Além disso apresenta uma visão equivocada da relação entre dominador e submissa como se fosse algo unilateral, como se apenas o dominador sentisse prazer ou escolhesse as atividades quando na verdade o submisso também age do modo que age porque ele quer isso, porque ser submisso o excita e lhe dá prazer. Lidar com esse tipo de relação deve ser uma constante troca e exige bastante entendimento entre as partes na qual ambos buscam o prazer mútuo, nunca uma relação de posse ou de prazer unilateral. Ao invés disso trata o BDSM como sinônimo de patologia e abuso da(o) parceira(o).
 
Felizmente o cinema já produziu olhares muito mais honestos sobre a questão como Secretária (2002), estrelado por Maggie Gyllenhaal (e curiosamente o dominador também se chama Sr. Grey), que consegue ser mais erótico (usando menos nudez, diga-se de passagem) e mais chocante que este  filme.

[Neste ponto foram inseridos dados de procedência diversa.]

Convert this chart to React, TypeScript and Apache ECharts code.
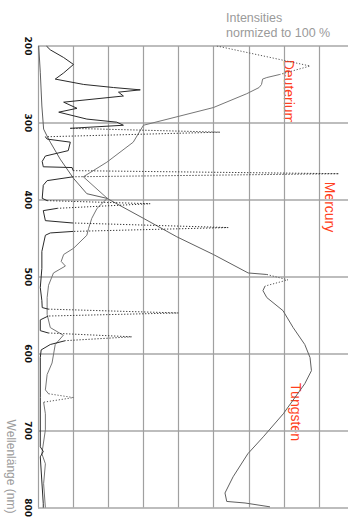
import React, { useEffect, useRef } from "react";
import * as echarts from "echarts";

// Wavelength axis (nm), drawn top to bottom
const wavelengthMin = 200;
const wavelengthMax = 800;
const wavelengthStep = 100;

// Relative intensity axis, one grid column = 10 units
const intensityMax = 88.2;
const intensityStep = 10;

// [wavelength (nm), relative intensity]
const deuterium: [number, number][] = [
  [200, 50.9], [226, 77.4], [237, 68.8], [241, 65.1], [243, 63.9], [250, 63.6],
  [254, 62.9], [262, 59.4], [280, 49.9], [291, 40.4], [303, 30.0], [325, 27.1],
  [351, 19.6], [370, 12.9], [398, 19.7], [411, 16.8], [424, 15.3], [437, 14.4],
  [446, 13.9], [463, 10.1], [471, 7.3], [480, 6.6], [486, 7.8], [495, 4.4],
  [511, 3.0], [527, 2.6], [549, 2.6], [566, 3.5], [576, 7.2], [588, 4.9],
  [612, 4.0], [627, 2.6], [647, 2.1], [652, 3.0], [657, 10.1], [663, 1.6],
  [678, 2.1], [699, 2.1], [730, 1.1], [743, 2.1], [769, 1.6], [800, 2.1],
];
const deuteriumPeaks = [226, 657];

const tungsten: [number, number][] = [
  [200, 0.2], [234, 0.65], [278, 1.1], [308, 1.6], [321, 3.0], [325, 3.5],
  [347, 6.3], [372, 10.1], [392, 13.9], [398, 19.6], [424, 30.0], [448, 39.5],
  [471, 49.9], [495, 59.8], [497, 65.1], [504, 71.1], [512, 64.6], [518, 64.0],
  [527, 65.1], [544, 69.7], [566, 72.6], [588, 75.9], [605, 77.4], [622, 77.8],
  [639, 75.9], [678, 69.8], [708, 64.1], [730, 59.7], [760, 55.5], [781, 53.2],
  [792, 53.7], [794, 58.9], [799, 66.0],
];
const tungstenPeaks = [504];

const mercury: [number, number][] = [
  [200, 2.4], [205, 3.5], [215, 7.3], [224, 10.1], [235, 7.3], [243, 4.9],
  [250, 13.0], [254, 21.5], [257, 29.1], [260, 22.9], [265, 24.3], [273, 7.3],
  [281, 11.1], [286, 5.9], [295, 13.9], [299, 22.4], [303, 24.3], [307, 9.2],
  [312, 51.8], [318, 2.1], [321, 2.6], [325, 9.2], [336, 8.6], [343, 2.1],
  [350, 1.2], [357, 1.5], [358, 9.7], [362, 10.0], [366, 85.6], [370, 10.0],
  [375, 2.6], [381, 1.5], [398, 1.2], [401, 2.6], [405, 31.9], [411, 5.5],
  [414, 1.5], [427, 2.1], [430, 9.7], [436, 54.1], [441, 10.0], [443, 3.5],
  [446, 2.1], [467, 1.1], [489, 1.1], [514, 0.65], [531, 1.1], [540, 1.2],
  [542, 2.9], [547, 39.9], [551, 2.9], [556, 0.65], [570, 0.65], [573, 2.9],
  [578, 26.7], [583, 7.8], [588, 3.5], [595, 0.9], [605, 0.65], [657, 0.65],
  [721, 0.65], [727, 1.5], [734, 0.65], [795, 1.5], [800, 1.5],
];
// Hg emission lines (nm)
const mercuryPeaks = [312, 366, 405, 436, 547, 578];

const axisTitle = "Wellenlänge (nm)";
const noteText = "Intensities\nnormized to 100 %";
const lampNames = ["Deuterium", "Mercury", "Tungsten"];

const FONT = '"Liberation Sans", Arial, sans-serif';
const RED = "#ff4020";
const DOTS = [1.2, 1.8];

type Pt = [number, number] | null;

// intensity on x, wavelength on y; null breaks the line
const toXY = (pts: Pt[]) => pts.map((p) => (p ? [p[1], p[0]] : ["-", "-"]));

// Narrow emission lines are drawn dotted, the rest of the trace solid
const splitPeaks = (pts: [number, number][], peaks: number[]) => {
  const base: Pt[] = [];
  const spikes: Pt[] = [];
  pts.forEach((p, i) => {
    if (peaks.includes(p[0])) {
      base.push(null);
      spikes.push(pts[i - 1], p, pts[i + 1], null);
    } else {
      base.push(p);
    }
  });
  return { base, spikes };
};

const lineSeries = (name: string, pts: Pt[], color: string, type: any = "solid") => ({
  name,
  type: "line",
  data: toXY(pts),
  showSymbol: false,
  symbol: "none",
  silent: true,
  connectNulls: false,
  lineStyle: { color, width: 1, type },
});

export default function App() {
  const ref = useRef<HTMLDivElement>(null);

  useEffect(() => {
    if (!ref.current) return;
    const chart = echarts.init(ref.current, null, { renderer: "svg" });

    const d2 = splitPeaks(deuterium, deuteriumPeaks);
    const w = splitPeaks(tungsten, tungstenPeaks);
    const hg = splitPeaks(mercury, mercuryPeaks);

    const lampText = (name: string, x: number, y: number) => ({
      type: "text",
      x,
      y,
      rotation: -Math.PI / 2,
      silent: true,
      style: {
        text: name,
        fill: RED,
        fontSize: 14,
        fontFamily: FONT,
        align: "center",
        verticalAlign: "middle",
        textAlign: "center",
        textVerticalAlign: "middle",
      },
    });

    chart.setOption({
      animation: false,
      grid: { left: 38, right: 7, top: 46, bottom: 9, containLabel: false },
      xAxis: {
        type: "value",
        min: 0,
        max: intensityMax,
        interval: intensityStep,
        axisLine: { show: false },
        axisTick: { show: false },
        axisLabel: { show: false },
        splitLine: {
          show: true,
          showMaxLine: false,
          lineStyle: { color: "#a0a0a0", width: 1.2 },
        },
      },
      yAxis: {
        type: "value",
        inverse: true,
        min: wavelengthMin,
        max: wavelengthMax,
        interval: wavelengthStep,
        axisLine: { show: false },
        axisTick: { show: false },
        axisLabel: {
          rotate: -90,
          margin: 6,
          fontSize: 9,
          fontWeight: "bold",
          fontFamily: '"DejaVu Sans", sans-serif',
          color: "#111",
        },
        splitLine: { show: true, lineStyle: { color: "#bdbdbd", width: 2 } },
      },
      series: [
        lineSeries(lampNames[0], d2.base, "#767676"),
        lineSeries(lampNames[0], d2.spikes, "#555", DOTS),
        lineSeries(lampNames[2], w.base, "#606060"),
        lineSeries(lampNames[2], w.spikes, "#555", DOTS),
        lineSeries(lampNames[1], hg.base, "#2a2a2a"),
        lineSeries(lampNames[1], hg.spikes, "#2a2a2a", DOTS),
      ],
      graphic: [
        {
          type: "text",
          left: 226,
          top: 10,
          silent: true,
          style: {
            text: noteText,
            fill: "#9a9a9a",
            fontSize: 12.5,
            lineHeight: 15,
            fontFamily: FONT,
          },
        },
        {
          type: "text",
          x: 10.5,
          y: 466.5,
          rotation: -Math.PI / 2,
          silent: true,
          style: {
            text: axisTitle,
            fill: "#9a9a9a",
            fontSize: 12,
            fontFamily: FONT,
            align: "center",
            verticalAlign: "middle",
            textAlign: "center",
            textVerticalAlign: "middle",
          },
        },
        lampText(lampNames[0], 289, 92),
        lampText(lampNames[1], 330, 207),
        lampText(lampNames[2], 296, 412),
      ],
    });

    return () => chart.dispose();
  }, []);

  return (
    <div
      ref={ref}
      style={{ position: "absolute", left: 0, top: 0, width: 355, height: 520 }}
    />
  );
}
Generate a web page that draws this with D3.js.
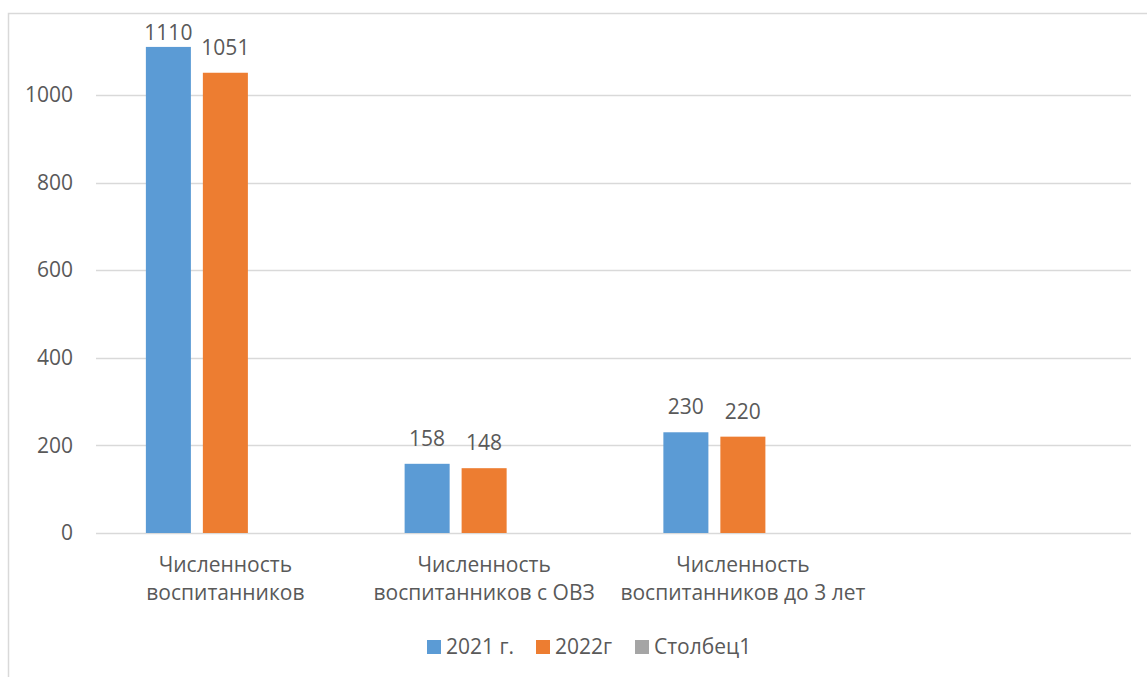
<!DOCTYPE html>
<html>
<head>
<meta charset="utf-8">
<script src="https://cdn.jsdelivr.net/npm/d3@7"></script>
<style>
  body { margin: 0; background: #fff; }
  svg text { font-family: "Open Sans", "Noto Sans", sans-serif; fill: #595959; }
</style>
</head>
<body>
<div id="chart"></div>
<script>
// Chart data
const categories = ['Численность воспитанников', 'Численность воспитанников с ОВЗ', 'Численность воспитанников до 3 лет', ''];
const seriesNames = ['2021 г.', '2022г', 'Столбец1'];
const values2021 = [1110, 158, 230, null];
const values2022 = [1051, 148, 220, null];
const valuesCol1 = [null, null, null, null];
const yTicks = [0, 200, 400, 600, 800, 1000];

const colors = ['#5B9BD5', '#ED7D31', '#A5A5A5'];
const seriesValues = [values2021, values2022, valuesCol1];

const width = 1147, height = 677;
const margin = { top: 7.5, right: 16, bottom: 144, left: 96 };
const fontSize = 21;

const svg = d3.select('#chart')
  .append('svg')
  .attr('width', width)
  .attr('height', height);

// Chart border
svg.append('rect')
  .attr('x', 8.5).attr('y', 13.5)
  .attr('width', 1300).attr('height', 800)
  .attr('fill', 'none')
  .attr('stroke', '#d9d9d9')
  .attr('stroke-width', 1.5);

const x0 = d3.scaleBand().domain(categories.map((c, i) => i)).range([margin.left, width - margin.right]);
const x1 = d3.scaleBand().domain(seriesNames).range([0, x0.bandwidth()]).paddingInner(0.21).paddingOuter(0.875);
const y = d3.scaleLinear().domain([0, 1200]).range([height - margin.bottom, margin.top]);

// Gridlines
svg.append('g')
  .selectAll('line')
  .data(yTicks)
  .join('line')
  .attr('x1', margin.left)
  .attr('x2', width - margin.right)
  .attr('y1', d => Math.round(y(d)) + 0.5)
  .attr('y2', d => Math.round(y(d)) + 0.5)
  .attr('stroke', '#d9d9d9')
  .attr('stroke-width', 1.5);

// Y axis labels
const yAxis = g => g
  .attr('transform', `translate(${margin.left - 23}, 0)`)
  .call(d3.axisLeft(y).tickValues(yTicks).tickFormat(d3.format('d')).tickSize(0).tickPadding(0))
  .call(g => g.select('.domain').remove())
  .call(g => g.attr('font-size', null).attr('font-family', null))
  .call(g => g.selectAll('text').style('font-size', fontSize + 'px').attr('fill', '#595959'));
svg.append('g').call(yAxis);

// Bars
const rows = [];
categories.forEach((c, i) => {
  seriesNames.forEach((s, j) => {
    if (seriesValues[j][i] != null) rows.push({ cat: i, series: s, value: seriesValues[j][i], color: colors[j] });
  });
});

svg.selectAll('.bar')
  .data(rows)
  .join('rect')
  .attr('class', 'bar')
  .attr('x', d => x0(d.cat) + x1(d.series))
  .attr('y', d => y(d.value))
  .attr('width', x1.bandwidth())
  .attr('height', d => y(0) - y(d.value))
  .attr('fill', d => d.color);

// value labels sit above the bars, kept inside the chart area
svg.selectAll('.value-label')
  .data(rows)
  .join('text')
  .attr('class', 'value-label')
  .attr('x', d => x0(d.cat) + x1(d.series) + x1.bandwidth() / 2)
  .attr('y', d => Math.max(y(d.value) - 18, 40))
  .attr('text-anchor', 'middle')
  .style('font-size', fontSize + 'px')
  .text(d => d.value);

// Category labels, wrapped to the band width
const catLabels = svg.append('g')
  .selectAll('text')
  .data(categories)
  .join('text')
  .attr('text-anchor', 'middle')
  .style('font-size', fontSize + 'px')
  .attr('x', (d, i) => x0(i) + x0.bandwidth() / 2)
  .attr('y', 572);

catLabels.each(function(d, i) {
  const text = d3.select(this);
  const words = d.split(' ').filter(w => w);
  let line = [];
  let tspan = text.append('tspan').attr('x', x0(i) + x0.bandwidth() / 2).attr('dy', 0);
  words.forEach(w => {
    line.push(w);
    tspan.text(line.join(' '));
    if (tspan.node().getComputedTextLength() > x0.bandwidth() - 4 && line.length > 1) {
      line.pop();
      tspan.text(line.join(' '));
      line = [w];
      tspan = text.append('tspan').attr('x', x0(i) + x0.bandwidth() / 2).attr('dy', 28).text(w);
    }
  });
});

// Legend
const legendX = [427, 536, 635];
const legend = svg.append('g')
  .selectAll('g')
  .data(seriesNames)
  .join('g')
  .attr('transform', (d, i) => `translate(${legendX[i]}, 640)`);

legend.append('rect')
  .attr('width', 14).attr('height', 14)
  .attr('fill', (d, i) => colors[i]);

legend.append('text')
  .attr('x', 19)
  .attr('y', 7)
  .attr('dy', '0.35em')
  .style('font-size', fontSize + 'px')
  .text(d => d);
</script>
</body>
</html>
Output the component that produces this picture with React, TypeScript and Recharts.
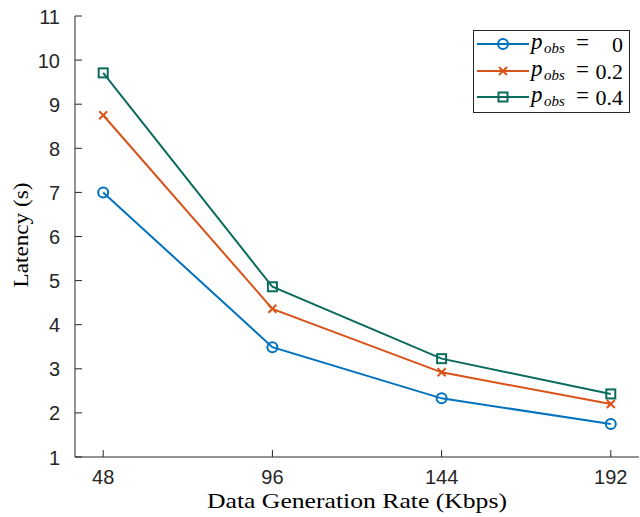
import React from "react";
import { LineChart, Line, XAxis, YAxis } from "recharts";

const rates = [48, 96, 144, 192];
const latencyP0 = [7.0, 3.49, 2.33, 1.75];
const latencyP02 = [8.75, 4.36, 2.92, 2.2];
const latencyP04 = [9.71, 4.86, 3.23, 2.43];
const yTicks = [1, 2, 3, 4, 5, 6, 7, 8, 9, 10, 11];

const seriesInfo = [
  { key: "p0", label: "0", color: "#0072BD", marker: "circle" },
  { key: "p02", label: "0.2", color: "#D95319", marker: "x" },
  { key: "p04", label: "0.4", color: "#0B6B5C", marker: "square" },
];

const data = rates.map((r, i) => ({
  x: r,
  p0: latencyP0[i],
  p02: latencyP02[i],
  p04: latencyP04[i],
}));

const AX = "#262626";
const SANS = "'Liberation Sans', Arial, Helvetica, sans-serif";
const SERIF = "'Liberation Serif', 'Times New Roman', serif";
const TL = 7;

function Marker({ type, cx, cy, color }: any) {
  if (cx == null || cy == null) return null;
  if (type === "circle")
    return <circle cx={cx} cy={cy} r={5} fill="none" stroke={color} strokeWidth={2} />;
  if (type === "x")
    return (
      <g stroke={color} strokeWidth={2}>
        <line x1={cx - 4} y1={cy - 4} x2={cx + 4} y2={cy + 4} />
        <line x1={cx - 4} y1={cy + 4} x2={cx + 4} y2={cy - 4} />
      </g>
    );
  return <rect x={cx - 4.5} y={cy - 4.5} width={9} height={9} fill="none" stroke={color} strokeWidth={2} />;
}

const LeftTick = (props: any) => {
  const { x, y, payload } = props;
  const ax = x + 15;
  return (
    <g>
      <line x1={ax} y1={y} x2={ax + TL} y2={y} stroke={AX} strokeWidth={1} />
      <text x={x} y={y + 7.5} textAnchor="end" fontFamily={SANS} fontSize={20} fill={AX}>
        {payload.value}
      </text>
    </g>
  );
};

const RightTick = (props: any) => {
  const { x, y } = props;
  return <line x1={x} y1={y} x2={x - TL} y2={y} stroke={AX} strokeWidth={1} />;
};

const BottomTick = (props: any) => {
  const { x, y, payload } = props;
  return (
    <g>
      <line x1={x} y1={y} x2={x} y2={y - TL} stroke={AX} strokeWidth={1} />
      <text x={x} y={y + 27} textAnchor="middle" fontFamily={SANS} fontSize={20} fill={AX}>
        {payload.value}
      </text>
    </g>
  );
};

const TopTick = (props: any) => {
  const { x, y } = props;
  return <line x1={x} y1={y} x2={x} y2={y + TL} stroke={AX} strokeWidth={1} />;
};

const LegendBox = () => {
  const rowY = [44, 71, 97];
  return (
    <svg width={158} height={84} style={{ display: "block" }}>
      <rect x={0.5} y={0.5} width={156} height={82} fill="#fff" stroke={AX} strokeWidth={1} />
      {seriesInfo.map((s, i) => {
        const cy = rowY[i] - 30;
        return (
          <g key={s.key}>
            <line x1={4} y1={cy} x2={56} y2={cy} stroke={s.color} strokeWidth={2} />
            <Marker type={s.marker} cx={30} cy={cy} color={s.color} />
            <text x={58} y={cy + 5} fontFamily={SERIF} fontSize={23} fontStyle="italic" fill="#000">
              p
            </text>
            <text x={71} y={cy + 9} fontFamily={SERIF} fontSize={15} fontStyle="italic" fill="#000">
              obs
            </text>
            <text x={103} y={cy + 6} fontFamily={SERIF} fontSize={23} fill="#000">
              =
            </text>
            <text x={150} y={cy + 7.5} textAnchor="end" fontFamily={SERIF} fontSize={22} fill="#000">
              {s.label}
            </text>
          </g>
        );
      })}
    </svg>
  );
};

export default function App() {
  return (
    <div style={{ position: "absolute", left: 0, top: 0, width: 640, height: 517, background: "#fff" }}>
      <LineChart width={640} height={517} data={data} margin={{ top: 16, right: 1, bottom: 0, left: 0 }}>
        <XAxis
          xAxisId="b"
          dataKey="x"
          type="number"
          domain={[40, 200]}
          ticks={rates}
          orientation="bottom"
          height={60}
          tickSize={0}
          tickMargin={0}
          tickLine={false}
          tick={<BottomTick />}
          axisLine={{ stroke: AX, strokeWidth: 1 }}
          label={{
            content: ({ viewBox }: any) => (
              <text
                x={viewBox.x + viewBox.width / 2}
                y={viewBox.y + 51}
                textAnchor="middle"
                fontFamily={SERIF}
                fontSize={21}
                textLength={300}
                lengthAdjust="spacingAndGlyphs"
                fill="#000"
              >
                Data Generation Rate (Kbps)
              </text>
            ),
          }}
        />
        <XAxis
          xAxisId="t"
          dataKey="x"
          type="number"
          domain={[40, 200]}
          ticks={rates}
          orientation="top"
          height={0}
          tickSize={0}
          tickMargin={0}
          tickLine={false}
          tick={<TopTick />}
          axisLine={{ stroke: AX, strokeWidth: 1 }}
        />
        <YAxis
          yAxisId="l"
          type="number"
          domain={[1, 11]}
          ticks={yTicks}
          width={75}
          tickSize={0}
          tickMargin={15}
          tickLine={false}
          tick={<LeftTick />}
          axisLine={{ stroke: AX, strokeWidth: 1 }}
          label={{
            content: ({ viewBox }: any) => {
              const cx = 28;
              const cy = viewBox.y + viewBox.height / 2 - 1.5;
              return (
                <text
                  x={cx}
                  y={cy}
                  transform={`rotate(-90 ${cx} ${cy})`}
                  textAnchor="middle"
                  fontFamily={SERIF}
                  fontSize={21}
                  textLength={105}
                  lengthAdjust="spacingAndGlyphs"
                  fill="#000"
                >
                  Latency (s)
                </text>
              );
            },
          }}
        />
        <YAxis
          yAxisId="r"
          orientation="right"
          type="number"
          domain={[1, 11]}
          ticks={yTicks}
          width={0}
          tickSize={0}
          tickMargin={0}
          tickLine={false}
          tick={<RightTick />}
          axisLine={{ stroke: AX, strokeWidth: 1 }}
        />
        {seriesInfo.map((s) => (
          <Line
            key={s.key}
            xAxisId="b"
            yAxisId="l"
            dataKey={s.key}
            stroke={s.color}
            strokeWidth={2}
            isAnimationActive={false}
            dot={(p: any) => <Marker key={`${s.key}-${p.index}`} type={s.marker} cx={p.cx} cy={p.cy} color={s.color} />}
            activeDot={false}
          />
        ))}
      </LineChart>
      <div style={{ position: "absolute", left: 473, top: 30 }}>
        <LegendBox />
      </div>
    </div>
  );
}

Além disso entende a complexidade e as nuances desse tipo de prática, mostra como os praticantes deste tipo de atividade podem ter um relacionamento afetivo como qualquer outro sem abrir mão de seus fetiches.

Assim sendo, Cinquenta Tons Cinza se revela um romance erótico extremamente moroso e frígido, que se prejudica por não parecer compreender verdadeiramente o universo que quer nos mostrar, apresentando uma visão demasiadamente pudica e conservadora sobre a prática do BDSM.